Had Hitchens led a cleaner life he might still be entertaining us today. And yet … it was perhaps his desire to live life to the full that fed his wit, cynicism and clarity of thought.

If you read the collection in the wake of the festive period, “The True Spirit of Christmas” (published posthumously in The Wall Street Journal) is particularly resonant. Well-known for his antitheism, Hitchens dreamed of writing “just one definitive, annihilating anti-Christmas column” that would run every December.

He never managed this, but the following passage perfectly summarises a secularist’s despair about “living for four weeks in the atmosphere of a one-party state ... the same songs and music played everywhere, all the time. The same uniform slogans and exhortations, endlessly displayed and repeated.

The same sentimental stress on the sheer joy of having a Dear Leader to adore.”

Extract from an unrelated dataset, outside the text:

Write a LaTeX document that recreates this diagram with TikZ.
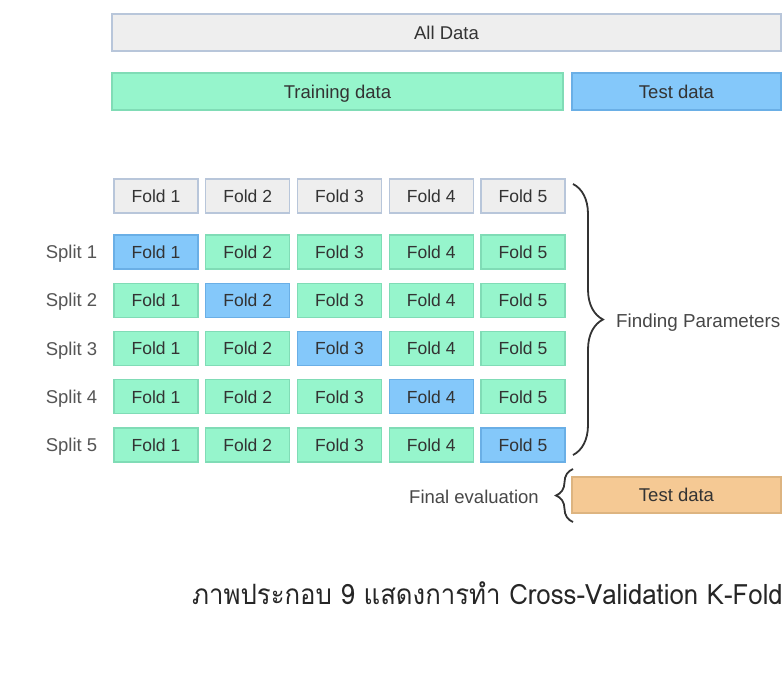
\documentclass[tikz,border=0pt]{standalone}
\usepackage{fontspec}
\setmainfont{Liberation Sans}
\newfontfamily\thaifont[Script=Thai]{Loma}
\usetikzlibrary{decorations.pathreplacing}
\definecolor{grayfill}{HTML}{EEEEEE}
\definecolor{grayline}{HTML}{B8C6DA}
\definecolor{greenfill}{HTML}{96F5CC}
\definecolor{greenline}{HTML}{80DCB6}
\definecolor{bluefill}{HTML}{84C8FA}
\definecolor{blueline}{HTML}{6AAFE6}
\definecolor{orangefill}{HTML}{F5C994}
\definecolor{orangeline}{HTML}{DDB480}
\definecolor{txt}{HTML}{333333}
\definecolor{lbl}{HTML}{555555}
\begin{document}
\begin{tikzpicture}[x=1pt,y=-1pt,
  box/.style={draw, line width=1.3pt, minimum width=84pt, minimum height=34pt, inner sep=0pt, text=txt, text height=12.5pt, text depth=0pt, font=\fontsize{17.5}{17.5}\selectfont},
  wide/.style={box, minimum height=37pt, text height=13pt, font=\fontsize{18.5}{18.5}\selectfont},
  lab/.style={text=lbl, inner sep=0pt, text height=13pt, text depth=0pt, font=\fontsize{18.5}{18.5}\selectfont},
  bracestyle/.style={decorate, line width=1.8pt, draw=txt}
]
\useasboundingbox (0,0) rectangle (784,680);
\fill[white] (0,0) rectangle (784,680);

% top bars
\node[wide, fill=grayfill, draw=grayline, minimum width=669pt] (all) at (446.5,32.5) {All Data};
\node[wide, fill=greenfill, draw=greenline, minimum width=451pt] (train) at (337.5,91.5) {Training data};
\node[wide, fill=bluefill, draw=blueline, minimum width=209pt] (test) at (676.5,91.5) {Test data};

% header folds
\foreach \c in {1,...,5}{
  \pgfmathsetmacro{\xx}{156+91.75*(\c-1)}
  \node[box, fill=grayfill, draw=grayline] (h\c) at (\xx,196) {Fold \c};
}
% splits
\foreach \r in {1,...,5}{
  \pgfmathsetmacro{\yy}{252+48.25*(\r-1)}
  \node[lab] (split\r) at (71.5,\yy) {Split \r};
  \foreach \c in {1,...,5}{
    \pgfmathsetmacro{\xx}{156+91.75*(\c-1)}
    \ifnum\r=\c
      \node[box, fill=bluefill, draw=blueline] (s\r c\c) at (\xx,\yy) {Fold \c};
    \else
      \node[box, fill=greenfill, draw=greenline] (s\r c\c) at (\xx,\yy) {Fold \c};
    \fi
  }
}

% braces
\coordinate (btop) at (573,184);
\coordinate (bbot) at (573,455);
\draw[bracestyle, decoration={brace, amplitude=30pt}] (btop) -- (bbot);
\node[lab, anchor=west, text=txt!90, text height=13.5pt, font=\fontsize{18.8}{18.8}\selectfont] (fparam) at (616,321) {Finding Parameters};

\node[wide, fill=orangefill, draw=orangeline, minimum width=209pt, minimum height=36pt] (final) at (676.5,495) {Test data};
\coordinate (ftop) at (573,469);
\coordinate (fbot) at (573,522);
\draw[bracestyle, decoration={brace, amplitude=17pt}] (fbot) -- (ftop);
\node[lab, anchor=east, text=txt!90] (feval) at (539,497) {Final evaluation};

% caption
\node[anchor=base, inner sep=0pt, text=black!85] (cap) at (487.5,604) {\thaifont\fontsize{28}{28}\selectfont\scalebox{0.92}[1]{ภาพประกอบ 9 แสดงการทำ Cross-Validation K-Fold}};
\end{tikzpicture}
\end{document}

Displaying his trademark wit, and a rare humility, are Hitchens’ three pieces on “The Limits of Self-Improvement”. Hitchens checks into a health spa, only to conclude: “The trouble with bad habits is that they are mutually reinforcing … exercise is a pastime only for those who are already slender and physically fit.”

Persuaded by his Vanity Fair colleagues, Hitchens also attempts to quit smoking. He visits an Allen Carr-style guru and observes: “Sit me down across a table with an ashtray and a bottle on it, and cue the other person to make an argument and I am programmed by the practice of a lifetime to take a contrary position.”

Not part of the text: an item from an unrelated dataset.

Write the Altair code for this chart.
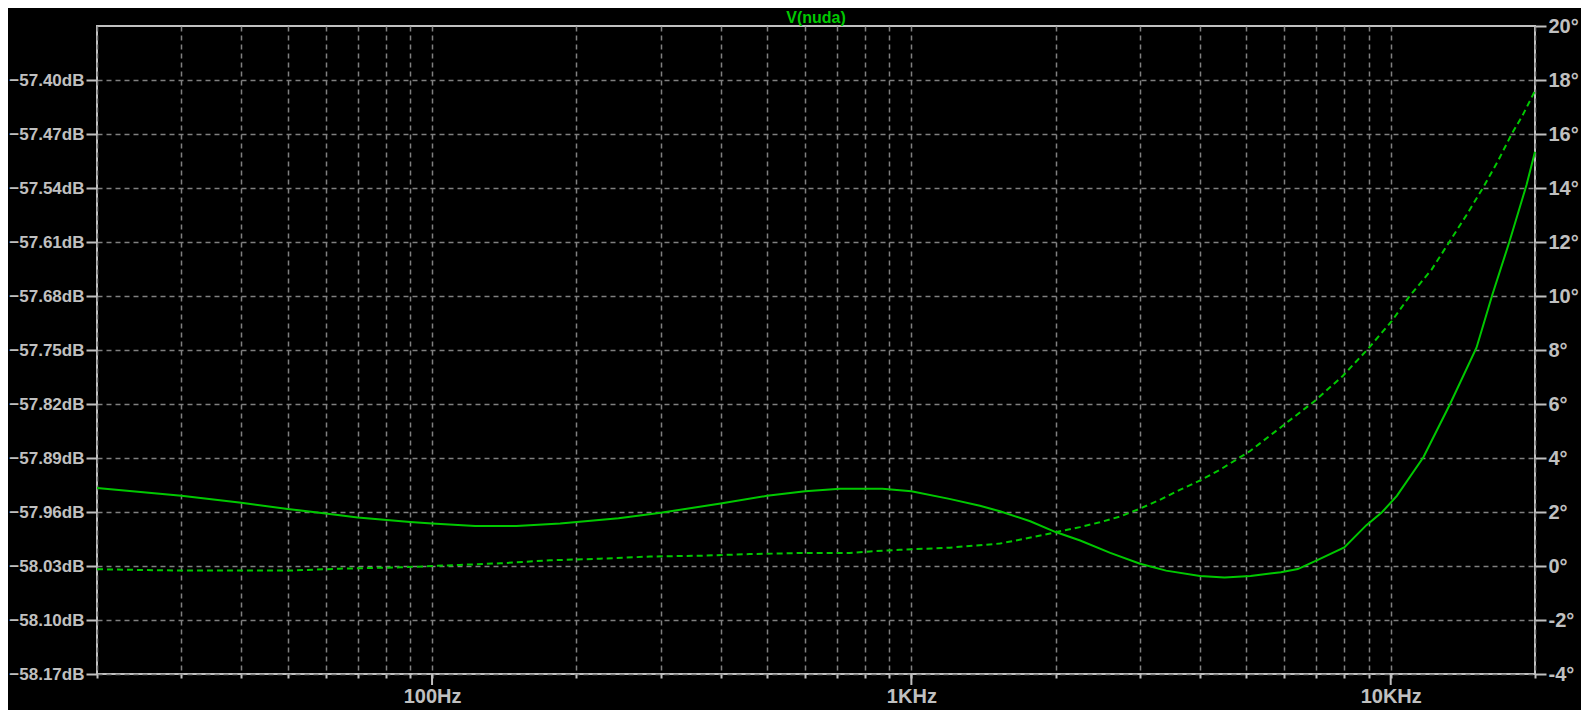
import altair as alt
import pandas as pd

# Magnitude (solid, left axis, dB)
mag_freq = [20, 30, 40, 50, 60, 70, 90, 100, 123, 150, 185, 245, 300, 400, 500, 600, 710, 870,
            1000, 1200, 1390, 1530, 1770, 2000, 2250, 2600, 3000, 3400, 4000, 4500, 5100, 5900,
            6400, 7100, 8000, 8900, 9600, 10300, 11700, 13300, 15100, 16300, 17700, 19200, 20000]
mag_db = [-57.929, -57.939, -57.948, -57.956, -57.962, -57.967, -57.973, -57.975, -57.978, -57.978,
          -57.975, -57.968, -57.961, -57.949, -57.939, -57.933, -57.930, -57.930,
          -57.933, -57.943, -57.952, -57.959, -57.972, -57.986, -57.997, -58.013, -58.027, -58.036,
          -58.043, -58.045, -58.043, -58.038, -58.034, -58.021, -58.006, -57.977, -57.960, -57.939,
          -57.889, -57.820, -57.747, -57.678, -57.609, -57.536, -57.493]

# Phase (dashed, right axis, degrees)
ph_freq = [20, 30, 50, 64, 86, 100, 114, 139, 176, 224, 285, 362, 460, 585, 744, 819, 946,
           1203, 1530, 1792, 2000, 2246, 2473, 2722, 2995, 3297, 3631, 3996, 4399, 5081, 6010,
           6941, 7942, 8954, 10048, 10956, 12172, 13274, 14406, 15555, 16717, 17883, 18856, 20000]
ph_deg = [-0.12, -0.17, -0.17, -0.10, -0.05, 0.0, 0.04, 0.10, 0.21, 0.27, 0.35, 0.38, 0.44, 0.48,
          0.48, 0.54, 0.60, 0.68, 0.83, 1.07, 1.25, 1.44, 1.62, 1.83, 2.12, 2.45, 2.82, 3.16, 3.56,
          4.25, 5.25, 6.11, 7.04, 8.03, 9.07, 10.0, 10.98, 12.02, 13.01, 13.99, 14.98, 16.0, 16.7, 17.6]

grid_freqs = [20, 30, 40, 50, 60, 70, 80, 90, 100, 200, 300, 400, 500, 600, 700, 800, 900,
              1000, 2000, 3000, 4000, 5000, 6000, 7000, 8000, 9000, 10000, 20000]
decade_freqs = [100, 1000, 10000]
db_ticks = [-58.17, -58.10, -58.03, -57.96, -57.89, -57.82, -57.75, -57.68, -57.61, -57.54,
            -57.47, -57.40]
deg_ticks = [-4, -2, 0, 2, 4, 6, 8, 10, 12, 14, 16, 18, 20]
title_text = "V(nuda)"

GREEN = "#00c800"
LIGHT = "#c0c0c0"
GRID = "#808080"
FONT = "Liberation Sans"

mag_df = pd.DataFrame({"f": mag_freq, "db": mag_db})
ph_df = pd.DataFrame({"f": ph_freq, "deg": ph_deg})
dec_df = pd.DataFrame({"f": decade_freqs})

W, H = 1438, 648

xscale = alt.Scale(type="log", domain=[20, 20000], nice=False)
xaxis = alt.Axis(
    values=grid_freqs,
    labelExpr="datum.value==100?'100Hz':datum.value==1000?'1KHz':datum.value==10000?'10KHz':''",
    grid=True, gridColor=GRID, gridDash=[5, 4], gridWidth=1.5,
    tickSize=4, tickColor=LIGHT, tickWidth=2,
    labelColor=LIGHT, labelFontSize=20, labelFont=FONT, labelFontWeight="bold",
    labelPadding=8, labelOverlap=False, labelFlush=False, domain=False, title=None,
)

mag = alt.Chart(mag_df).mark_line(color=GREEN, strokeWidth=2).encode(
    x=alt.X("f:Q", scale=xscale, axis=xaxis),
    y=alt.Y("db:Q",
            scale=alt.Scale(domain=[-58.17, -57.33], nice=False, zero=False),
            axis=alt.Axis(orient="left", values=db_ticks,
                          labelExpr="format(datum.value,'.2f')+'dB'",
                          grid=True, gridColor=GRID, gridDash=[5, 4], gridWidth=1.5,
                          tickSize=11, tickColor=LIGHT, tickWidth=2,
                          labelColor=LIGHT, labelFontSize=17, labelFont=FONT,
                          labelFontWeight="bold",
                          labelPadding=2, labelOverlap=False, labelFlush=False,
                          domain=False, title=None)),
)

ph = alt.Chart(ph_df).mark_line(color=GREEN, strokeWidth=2, strokeDash=[6, 4]).encode(
    x=alt.X("f:Q", scale=xscale),
    y=alt.Y("deg:Q",
            scale=alt.Scale(domain=[-4, 20], nice=False, zero=False),
            axis=alt.Axis(orient="right", values=deg_ticks,
                          labelExpr="datum.value+'°'",
                          grid=False,
                          tickSize=11, tickColor=LIGHT, tickWidth=2,
                          labelColor=LIGHT, labelFontSize=20, labelFont=FONT,
                          labelFontWeight="bold",
                          labelPadding=2, labelOverlap=False, labelFlush=False,
                          domain=False, title=None)),
)

major = alt.Chart(dec_df).mark_rule(color=LIGHT, strokeWidth=2).encode(
    x=alt.X("f:Q", scale=xscale),
    y=alt.value(H),
    y2=alt.value(H + 11),
)

title = alt.Chart(pd.DataFrame({"t": [title_text]})).mark_text(
    color=GREEN, fontSize=16, font=FONT, fontWeight="bold",
    align="center", baseline="alphabetic",
).encode(x=alt.value(W / 2), y=alt.value(-3.5), text="t:N")

chart = alt.layer(mag, ph, major, title).resolve_scale(y="independent").properties(
    width=W, height=H,
    autosize=alt.AutoSizeParams(type="none"),
    padding={"left": 89, "top": 18, "right": 46, "bottom": 36},
).configure(background="black").configure_view(stroke=LIGHT, strokeWidth=2)

chart.save("out.html", embed_options={"renderer": "svg", "actions": False})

Hitchens lived in Washington DC for almost three decades and wrote memorable pieces on US politics and foreign policy.

He’s also capable of thoughtful, restrained responses to emotive subjects, for instance in his 2007 essay calling for support for Ayaan Hirsi Ali after the Dutch government’s proposed withdrawal of its overseas security provision: “If a prominent elected politician of a Western country can be left undefended against highly credible threats from Islamist death squads,” he argues, “what price all of our easy babble about not ‘appeasing terrorists’?”

One cannot help but wonder what Hitchens’ response would have been to Islamic State and the current refugee crisis – his final words (from a short piece in The Nation) are telling: “Internationalism is the highest form of patriotism.”